Puesto que no puede haber paz sin justicia, ni un presente que no se enraíce en las sombras del pasado, el redescubrimiento de la memoria nos remite a lo mejor de la tradición cultural del judeocristianismo. En sus tempranas Consideraciones intempestivas, Nietzsche buscaba la aniquilación de la memoria, que consideraba una rémora para la fuerza vital, para la pujanza del hombre. Shoah nos enseña lo contrario, a saber: que el recuerdo del testigo es la semilla de la verdad y de la justicia. Se podría hablar, otros muchos lo han hecho, del papel de la memoria en los campos de exterminio o en las cárceles o en los zulos del terror y de qué modo la dignidad humana sobrevive en el recuerdo de la belleza o de un acto de amor. La cohesión del individuo y de la sociedad es lingüística y, por eso, las ideologías totalitarias han buscado siempre recrear el pasado acallando a las víctimas.

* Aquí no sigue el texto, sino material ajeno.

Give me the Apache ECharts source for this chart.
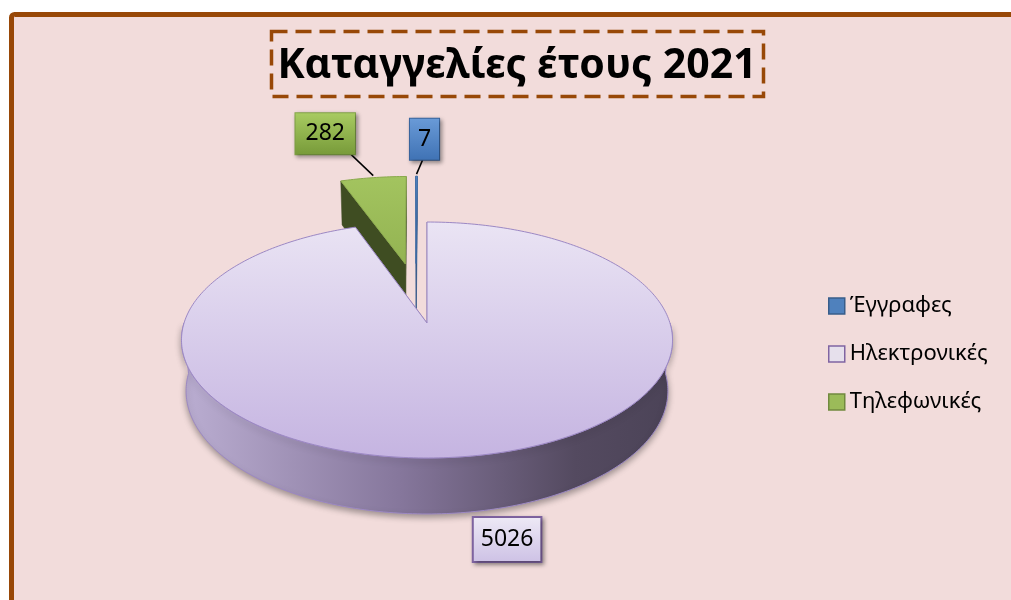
<!DOCTYPE html>
<html>
<head>
<meta charset="utf-8">
<title>Καταγγελίες έτους 2021</title>
<script src="https://cdn.jsdelivr.net/npm/echarts@6/dist/echarts.min.js"></script>
<style>
  html, body { margin: 0; padding: 0; background: #fff; }
  #chart { width: 1011px; height: 600px; }
</style>
</head>
<body>
<div id="chart"></div>
<script>
// data
const categories = ['Έγγραφες', 'Ηλεκτρονικές', 'Τηλεφωνικές']
const values = [7, 5026, 282]
const titleText = 'Καταγγελίες έτους 2021'

// look of each slice, same order as categories
const palette = [
  { top: ['#5B8DCB', '#4675B0'], side: '#2F5487', stroke: '#3B6AA5', label: ['#6A9BD8', '#3F72B4'], labelBorder: '#3A66A0' },
  { top: ['#EAE4F4', '#C5B4E1'], side: '#8A7AA0', stroke: '#9C88C4', label: ['#EEEAF6', '#CDC1E5'], labelBorder: '#8064A2' },
  { top: ['#A3C45F', '#93B352'], side: '#3F4D22', stroke: '#8AA94C', label: ['#A9CC62', '#779A39'], labelBorder: '#86A94A' }
]
// label offsets from the rim (px) and the level the anchor sits on
const labelPlace = [
  { dx: 8, dy: -37, bottom: false, leader: true, pad: [9, 8, 9, 8] },
  { dx: 33, dy: 28, bottom: true, leader: false, pad: [10, 7, 10, 7] },
  { dx: -48, dy: -44, bottom: false, leader: true, pad: [9, 10, 9, 10] }
]

// simple perspective for the 3d look
const VIEW = {
  cx: 427, cy: 323, f: 1484, dist: 6.108,
  sin: 0.4755, cos: 0.8797, depth: 0.241, explode: 0.28, startDeg: -0.47
}

const rad = d => d * Math.PI / 180

function project(x, y, z) {
  const d = VIEW.dist + z * VIEW.cos - y * VIEW.sin
  return [VIEW.cx + VIEW.f * x / d, VIEW.cy - VIEW.f * (y * VIEW.cos + z * VIEW.sin) / d]
}

function sliceAngles() {
  const total = values.reduce((a, b) => a + b, 0)
  let a = VIEW.startDeg
  return values.map(v => {
    const s = a
    a += v / total * 360
    return [s, a]
  })
}

function renderSlice(i) {
  return function(params, api) {
    const angles = sliceAngles()
    const [a0, a1] = angles[i]
    const big = angles[1]
    const pm = rad((big[0] + big[1]) / 2)
    const mid = rad((a0 + a1) / 2)
    const e = VIEW.explode
    const ox = e * (Math.sin(mid) - Math.sin(pm))
    const oz = e * (Math.cos(mid) - Math.cos(pm))
    const h = -VIEW.depth
    const rim = (deg, y) => project(ox + Math.sin(rad(deg)), y, oz + Math.cos(rad(deg)))
    const centre = y => project(ox, y, oz)
    const arc = (from, to, y) => {
      const n = Math.max(2, Math.ceil(Math.abs(to - from)))
      const pts = []
      for (let k = 0; k <= n; k++) pts.push(rim(from + (to - from) * k / n, y))
      return pts
    }
    const pal = palette[i]
    const children = []

    // radial cut faces
    ;[a0, a1].forEach(deg => {
      children.push({
        type: 'polygon',
        shape: { points: [centre(0), rim(deg, 0), rim(deg, h), centre(h)] },
        style: { fill: pal.side, stroke: pal.side, lineWidth: 0.5 }
      })
    })

    // outer wall, front half only
    const lo = Math.max(a0, 90)
    const hi = Math.min(a1, 270)
    if (hi > lo) {
      const pts = arc(lo, hi, 0).concat(arc(hi, lo, h))
      children.push({
        type: 'polygon',
        shape: { points: pts },
        style: {
          fill: new echarts.graphic.LinearGradient(0, 0, 1, 0, [
            { offset: 0, color: '#BBAED2' },
            { offset: 0.45, color: '#85769B' },
            { offset: 0.8, color: '#544A60' },
            { offset: 1, color: '#4B4357' }
          ]),
          stroke: '#9C88C4',
          lineWidth: 1,
          shadowBlur: 6,
          shadowOffsetY: 3,
          shadowColor: 'rgba(0,0,0,0.35)'
        }
      })
    }

    // top face
    children.push({
      type: 'polygon',
      shape: { points: [centre(0)].concat(arc(a0, a1, 0)) },
      style: {
        fill: new echarts.graphic.LinearGradient(0, 0, 0, 1, [
          { offset: 0, color: pal.top[0] },
          { offset: 1, color: pal.top[1] }
        ]),
        stroke: pal.stroke,
        lineWidth: 1
      }
    })

    // data label
    const place = labelPlace[i]
    const midDeg = (a0 + a1) / 2
    const anchor = rim(midDeg, place.bottom ? h : 0)
    const lx = anchor[0] + place.dx
    const ly = anchor[1] + place.dy
    if (place.leader) {
      const tx = place.dx < 0 ? lx + 26 : lx - 2
      children.push({
        type: 'line',
        shape: { x1: anchor[0], y1: anchor[1] - 2, x2: tx, y2: ly + 21 },
        style: { stroke: '#000', lineWidth: 1.5 }
      })
    }
    children.push({
      type: 'text',
      x: lx,
      y: ly,
      style: {
        text: String(api.value(0)),
        font: '23px "Noto Sans"',
        fill: '#000',
        align: 'center',
        verticalAlign: 'middle',
        backgroundColor: new echarts.graphic.LinearGradient(0, 0, 0, 1, [
          { offset: 0, color: pal.label[0] },
          { offset: 1, color: pal.label[1] }
        ]),
        borderColor: pal.labelBorder,
        borderWidth: i === 1 ? 2 : 1,
        padding: place.pad,
        shadowBlur: 4,
        shadowOffsetX: 2,
        shadowOffsetY: 2,
        shadowColor: 'rgba(0,0,0,0.35)'
      }
    })

    return { type: 'group', children: children }
  }
}

const chart = echarts.init(document.getElementById('chart'), null, { renderer: 'canvas' })

const drawOrder = [2, 0, 1]  // back slices first

chart.setOption({
  animation: false,
  backgroundColor: '#fff',
  graphic: [
    {
      type: 'rect',
      z: -10,
      shape: { x: 11.5, y: 14.5, width: 1011, height: 600, r: 3 },
      style: { fill: '#F2DCDB', stroke: '#984807', lineWidth: 5 }
    },
    {
      type: 'rect',
      z: -5,
      shape: { x: 271.5, y: 31.5, width: 492, height: 65 },
      style: { fill: 'none', stroke: '#984807', lineWidth: 3.5, lineDash: [16, 8] }
    },
    {
      type: 'text',
      z: -5,
      x: 517,
      y: 66,
      style: {
        text: titleText,
        font: 'bold 41px "Noto Sans"',
        fill: '#000',
        align: 'center',
        verticalAlign: 'middle'
      }
    }
  ],
  legend: {
    orient: 'vertical',
    left: 823,
    top: 290,
    icon: 'rect',
    itemWidth: 16,
    itemHeight: 16,
    itemGap: 26,
    textStyle: { fontFamily: 'Noto Sans', fontSize: 22, color: '#000', lineHeight: 22 },
    data: [
      { name: categories[0], itemStyle: { color: '#4F81BD', borderColor: '#385D8A', borderWidth: 1.5 } },
      { name: categories[1], itemStyle: { color: '#E6E0EC', borderColor: '#8064A2', borderWidth: 1.5 } },
      { name: categories[2], itemStyle: { color: '#9BBB59', borderColor: '#71893F', borderWidth: 1.5 } }
    ]
  },
  series: drawOrder.map((i, k) => ({
    type: 'custom',
    name: categories[i],
    coordinateSystem: 'none',
    silent: true,
    z: 2 + k,
    itemStyle: { color: palette[i].top[1] },
    renderItem: renderSlice(i),
    data: [{ name: categories[i], value: [values[i]] }]
  }))
})
</script>
</body>
</html>
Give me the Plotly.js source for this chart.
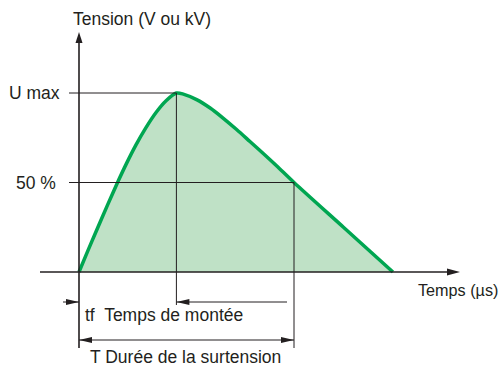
<!DOCTYPE html>
<html>
<head>
<meta charset="utf-8">
<script src="https://cdn.plot.ly/plotly-3.0.1.min.js"></script>
<style>
  html, body { margin: 0; padding: 0; background: #fff; }
  #plotDiv { width: 502px; height: 367px; }
</style>
</head>
<body>
<div id="plotDiv"></div>
<script>
// surge wave, time in arbitrary units (T = 100), voltage in % of U max
var tUs  = [0, 4, 8, 13.3, 18.5, 22, 26.5, 31, 36, 40.5, 45.3, 48.5, 54.7, 61, 67, 73.3, 79.5, 85.7, 92, 100, 123, 146];
var uPct = [0, 11.5, 22.8, 37.5, 51.5, 60.4, 71, 80.4, 89.4, 95.7, 100, 99.4, 96.3, 91.6, 86, 79.6, 72.9, 66.2, 59.2, 50, 25, 0];

var yLabels = ['U max', '50 %'];
var yTitle = 'Tension (V ou kV)';
var xTitle = 'Temps (µs)';
var tfLabel = 'tf  Temps de montée';
var tLabel = 'T Durée de la surtension';

var peakIdx = uPct.indexOf(Math.max.apply(null, uPct));
var uMax = uPct[peakIdx];
var tf = tUs[peakIdx];
var half = uMax / 2;
var T = tUs.find(function (t, i) { return i > peakIdx && uPct[i] <= half; });

// page pixels <-> data units (margins are zero)
var PX0 = 79, PY0 = 272, SX = 2.15, SY = 1.79;
function X(px) { return (px - PX0) / SX; }
function Y(py) { return (PY0 - py) / SY; }
function dX(px) { return px / SX; }
function dY(py) { return py / SY; }

var ink = '#231f20';
var shapes = [];

function line(x0, y0, x1, y1, w) {
  shapes.push({type: 'line', x0: x0, y0: y0, x1: x1, y1: y1,
    line: {color: ink, width: w}});
}
function tri(tx, ty, dir, len, hw) {
  var p;
  if (dir === 'r') p = [[tx, ty], [tx - dX(len), ty + dY(hw)], [tx - dX(len), ty - dY(hw)]];
  if (dir === 'l') p = [[tx, ty], [tx + dX(len), ty + dY(hw)], [tx + dX(len), ty - dY(hw)]];
  if (dir === 'u') p = [[tx, ty], [tx - dX(hw), ty - dY(len)], [tx + dX(hw), ty - dY(len)]];
  var path = 'M' + p.map(function (q) { return q[0] + ',' + q[1]; }).join('L') + 'Z';
  shapes.push({type: 'path', path: path, fillcolor: ink, line: {width: 0}});
}

// axes
line(0, Y(348), 0, Y(42), 1.6);
tri(0, Y(32), 'u', 11, 3.5);
line(X(40), 0, X(450), 0, 1.6);
tri(X(460), 0, 'r', 13, 3.5);

// reference lines
line(X(69), uMax, tf, uMax, 1);
line(X(69), half, T, half, 1);
line(tf, uMax, tf, Y(305), 1);
line(T, half, T, Y(348), 1);

// tf dimension
var yTf = Y(302);
line(X(63), yTf, 0, yTf, 1);
tri(0, yTf, 'r', 13, 3);
line(tf, yTf, X(287), yTf, 1);
tri(tf, yTf, 'l', 13, 3);

// T dimension
var yT = Y(340);
line(0, yT, T, yT, 1);
tri(0, yT, 'l', 13, 3);
tri(T, yT, 'r', 13, 3);

var family = 'Liberation Sans, Arial, sans-serif';
function label(text, x, y, anchor, size) {
  return {text: text, x: x, y: y, xref: 'x', yref: 'y', showarrow: false,
    xanchor: anchor, yanchor: 'middle', borderpad: 0,
    font: {family: family, size: size || 17.5, color: ink}};
}
var annotations = [
  label(yTitle, X(72), Y(19), 'left'),
  label(yLabels[0], X(61), uMax, 'right'),
  label(yLabels[1], X(57), half, 'right'),
  label(xTitle, X(417), Y(290), 'left', 16.2),
  label(tfLabel, X(84), Y(315), 'left'),
  label(tLabel, X(89), Y(357), 'left')
];

var wave = {
  type: 'scatter',
  mode: 'lines',
  x: tUs,
  y: uPct,
  fill: 'tozeroy',
  fillcolor: '#bfe1c6',
  line: {color: '#00a651', width: 3.5, shape: 'spline', smoothing: 0.8},
  hoverinfo: 'skip'
};

var layout = {
  width: 502,
  height: 367,
  autosize: false,
  margin: {l: 0, r: 0, t: 0, b: 0, pad: 0},
  paper_bgcolor: '#fff',
  plot_bgcolor: '#fff',
  showlegend: false,
  xaxis: {range: [X(0), X(502)], visible: false, fixedrange: true},
  yaxis: {range: [Y(367), Y(0)], visible: false, fixedrange: true},
  shapes: shapes,
  annotations: annotations
};

Plotly.newPlot('plotDiv', [wave], layout, {staticPlot: true, displayModeBar: false});
</script>
</body>
</html>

La memoria, sin embargo, corre también el riesgo de ser idolatrada. Es requisito de la verdad, pero ella sola no es la verdad ni la justicia. En ocasiones, los matices son difíciles de captar, pero sin nudos ni matices no hay pensamiento. La identidad, en cierto modo, es resultado del despliegue del propio pasado. Los mejores pensadores de la memoria histórica han reflexionado sobre ello. Hay una memoria que disuelve las aristas de la identidad, que dialoga en sociedad, dispuesta a escuchar la voz del Otro y la de su propio recuerdo de la injusticia; y hay otra memoria que, en nombre de la verdad, se emplea como ariete, como un arma en contra de los que piensan distinto. En este sentido, los conflictos nacionales, los odios interétnicos y religiosos nos enseñan algo: cultivar la memoria del dolor (propio y ajeno) y no la del odio es puro sentido común.